Responses to questions:
(v) Where barriers arise from a lack of clarity or interpretive guidance on how existing rules cover AI activities, what forms of clarification (e.g., standards, guidance documents, interpretive rules) would be most effective?
(vi) Are there barriers that arise from organizational factors that impact how Federal statues, regulations, or policies are used or not used? How might Federal action appropriately address them?
Beyond sector-specific rules or regulations, the administrative procedures governing Federal agencies are themselves enormous inhibitors to AI adoption – both directly within government, and indirectly through the burdens slow bureaucracies impose on the private sector. Yet most friction in public-sector AI adoption isn’t from a single bad rule; it’s from process defaults that assume slow, one-off systems and human-centric paperwork. Program teams under-use fast tracks in the Paperwork Reduction Act (PRA), struggle to reuse authorizations to operate (ATOs), and reinvent compliance checklists agency by agency. Meanwhile, FedRAMP queues, fragmented standards, and siloed testbeds make every pilot program feel bespoke. The fix is to change the “firmware” of how the federal government evaluates, procures, and monitors AI so that capable teams can move quickly without compromising on safety, privacy, or security.
Two of the biggest time sinks are the PRA and ATO/FedRAMP. For PRA, it may be worth establishing a government-wide A-11 §280 umbrella/generic clearance for AI telemetry, A/B tests, and human-in-the-loop labels with built-in privacy guardrails. Program offices can then draw down from it instead of filing from scratch. For ATO/FedRAMP, an AI-SaaS Provisional ATO lane could be created and require authorization reuse by default, with 90-day reviews when only the model or underlying hardware is swapped.

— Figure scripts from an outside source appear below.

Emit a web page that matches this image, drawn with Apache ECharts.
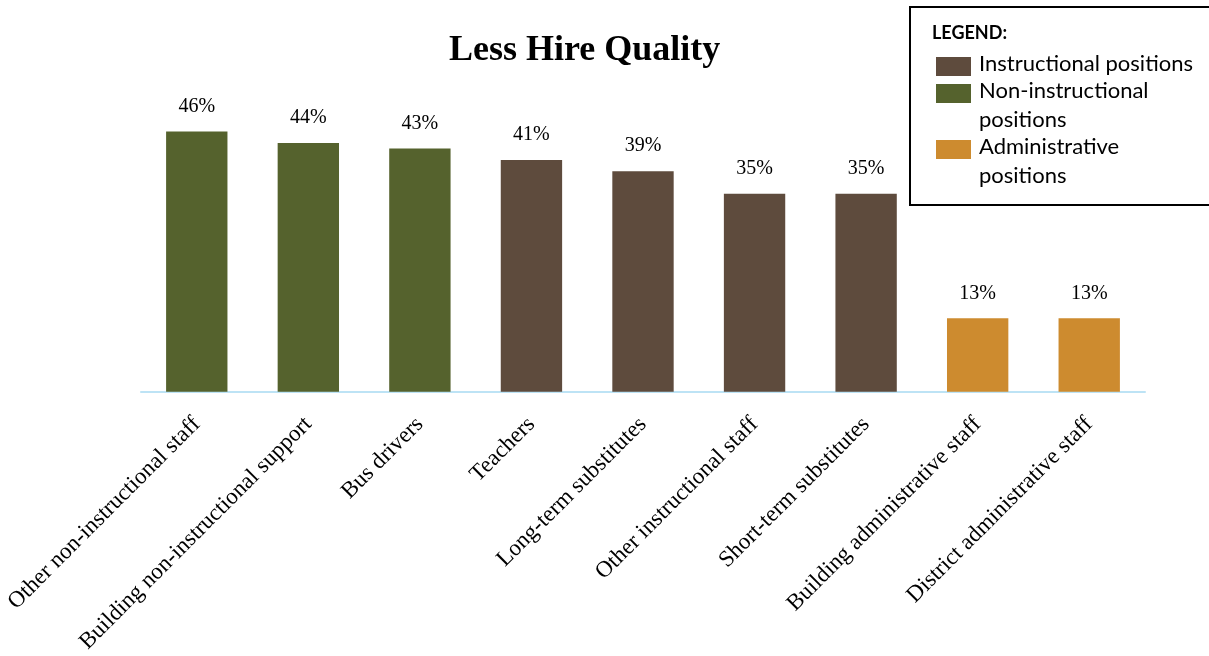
<!DOCTYPE html>
<html>
<head>
<meta charset="utf-8">
<style>
  html, body { margin: 0; padding: 0; background: #fff; }
  #chart { width: 1209px; height: 656px; }
</style>
<script src="https://cdn.jsdelivr.net/npm/echarts@6/dist/echarts.min.js"></script>
</head>
<body>
<div id="chart"></div>
<script>
// Share of respondents reporting lower hire quality, by position
const categories = [
  'Other non-instructional staff',
  'Building non-instructional support',
  'Bus drivers',
  'Teachers',
  'Long-term substitutes',
  'Other instructional staff',
  'Short-term substitutes',
  'Building administrative staff',
  'District administrative staff'
];
const values = [46, 44, 43, 41, 39, 35, 35, 13, 13];
const groups = ['non', 'non', 'non', 'inst', 'inst', 'inst', 'inst', 'admin', 'admin'];

const groupColors = { inst: '#5E4B3D', non: '#55622D', admin: '#CD8B2F' };
const legendItems = [
  { key: 'inst', lines: ['Instructional positions'] },
  { key: 'non', lines: ['Non-instructional', 'positions'] },
  { key: 'admin', lines: ['Administrative', 'positions'] }
];

const serif = '"Liberation Serif", "DejaVu Serif", serif';
const sans = 'Lato, "Liberation Sans", sans-serif';

// Legend box drawn as graphic elements so each swatch sits beside the first line of its label
const legendGraphic = [
  {
    type: 'rect',
    shape: { x: 910, y: 7, width: 320, height: 198 },
    style: { fill: '#fff', stroke: '#000', lineWidth: 2 },
    z: 10
  },
  {
    type: 'text',
    x: 932, y: 33,
    style: { text: 'LEGEND:', font: 'bold 18px ' + sans, fill: '#000', verticalAlign: 'middle' },
    z: 11
  }
];
const rowTops = [57, 84, 140];
legendItems.forEach((item, i) => {
  const top = rowTops[i];
  legendGraphic.push({
    type: 'rect',
    shape: { x: 936, y: top, width: 35, height: 19 },
    style: { fill: groupColors[item.key] },
    z: 11
  });
  item.lines.forEach((line, j) => {
    legendGraphic.push({
      type: 'text',
      x: 979, y: top + 7 + j * 29,
      style: { text: line, font: '22px ' + sans, fill: '#000', verticalAlign: 'middle' },
      z: 11
    });
  });
});

const chart = echarts.init(document.getElementById('chart'));
chart.setOption({
  animation: false,
  backgroundColor: '#fff',
  title: {
    text: 'Less Hire Quality',
    left: 444,
    top: 28,
    textStyle: { fontFamily: serif, fontWeight: 'bold', fontSize: 36, color: '#000' }
  },
  grid: { left: 141, right: 64, top: 109, bottom: 262, containLabel: false },
  xAxis: {
    type: 'category',
    data: categories,
    axisLine: { show: true, lineStyle: { color: '#BDE3F5', width: 2 } },
    axisTick: { show: false },
    axisLabel: {
      interval: 0,
      rotate: 45,
      margin: 29,
      fontFamily: serif,
      fontSize: 23,
      color: '#000'
    }
  },
  yAxis: {
    type: 'value',
    min: 0,
    max: 50,
    show: false,
    splitLine: { show: false }
  },
  series: [{
    type: 'bar',
    barWidth: '55%',
    data: values.map((v, i) => ({ value: v, itemStyle: { color: groupColors[groups[i]] } })),
    label: {
      show: true,
      position: 'top',
      distance: 15,
      formatter: p => p.value + '%',
      fontFamily: serif,
      fontSize: 20,
      color: '#000'
    }
  }],
  graphic: legendGraphic
});
</script>
</body>
</html>
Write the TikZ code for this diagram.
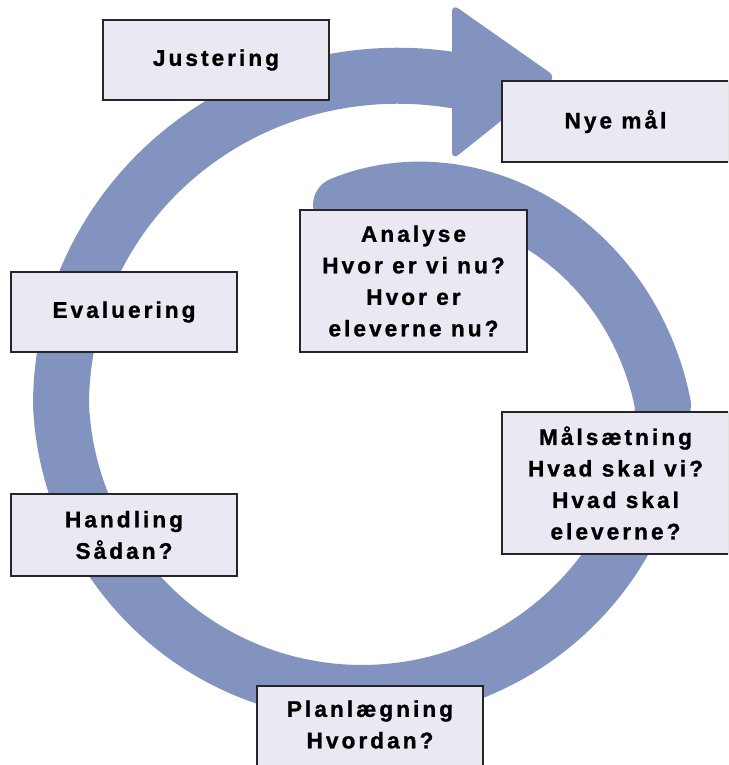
\documentclass[tikz,border=0pt]{standalone}
\usepackage{fontspec}
\setmainfont{Liberation Sans}[LetterSpace=13.5, BoldFeatures={FakeBold=1.2}]
\definecolor{bandc}{RGB}{131,147,192}
\definecolor{boxfill}{RGB}{234,233,243}
\begin{document}
\begin{tikzpicture}[x=1pt,y=-1pt,
  declare function={rr(\t) = (\t>=0) ? (301-1.04*\t) : ((\t>=-180) ? (301-13*sin(-\t)) : (301+36*((-\t-180)/105)^2));},
  boxst/.style={draw=black!85, line width=1.2pt, fill=boxfill},
  box/.style={boxst, inner sep=0pt, align=center, minimum width=226pt, font=\bfseries\fontsize{22.6}{31.5}\selectfont},
  txt/.style={inner sep=0pt, align=center, font=\bfseries\fontsize{22.6}{31.5}\selectfont}]
\useasboundingbox (0,0) rectangle (728,765);
\clip (0,0) rectangle (728,765);
% spiral band
\draw[bandc, line width=56pt, line cap=round, line join=round]
  plot[variable=\t, domain=96:-285.6, samples=200] ({362+rr(\t)*cos(\t)}, {405-rr(\t)*sin(\t)});
% arrow head
\fill[bandc, rounded corners=8pt] (452,4) -- (556,77) -- (452,160) -- cycle;
% boxes
\node[box, minimum height=80pt] (just) at (216,60) {Justering};
\node[box, minimum width=227pt, minimum height=81pt] (nye) at (615.5,121.5) {Nye mål};
\node[box, minimum width=227pt, minimum height=142pt] (analyse) at (413.5,281) {Analyse\\Hvor er vi nu?\\Hvor er\\eleverne nu?};
\node[box, minimum height=80pt] (eval) at (124,312) {Evaluering};
\node[box, minimum width=227pt, minimum height=142pt] (maal) at (615.5,483) {Målsætning\\Hvad skal vi?\\Hvad skal\\eleverne?};
\node[box, minimum height=82pt] (handl) at (124,535) {Handling\\Sådan?};
\draw[boxst] (257,686) rectangle (483,800);
\node[txt] (plan) at (370,724.5) {Planlægning\\Hvordan?};
\end{tikzpicture}
\end{document}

Finally, wire in decision-time SLAs and shared testbeds. Agencies should publish clocks for waivers and pilots (e.g., NHTSA Part 555, FMCSA Part 381, FAA 107 waivers) so innovators know when to expect an answer. Similarly, instead of one-off demos, fund cross-agency sandboxes using OTAs and prize authority with shared data enclaves, so evidence from one pilot can inform the others.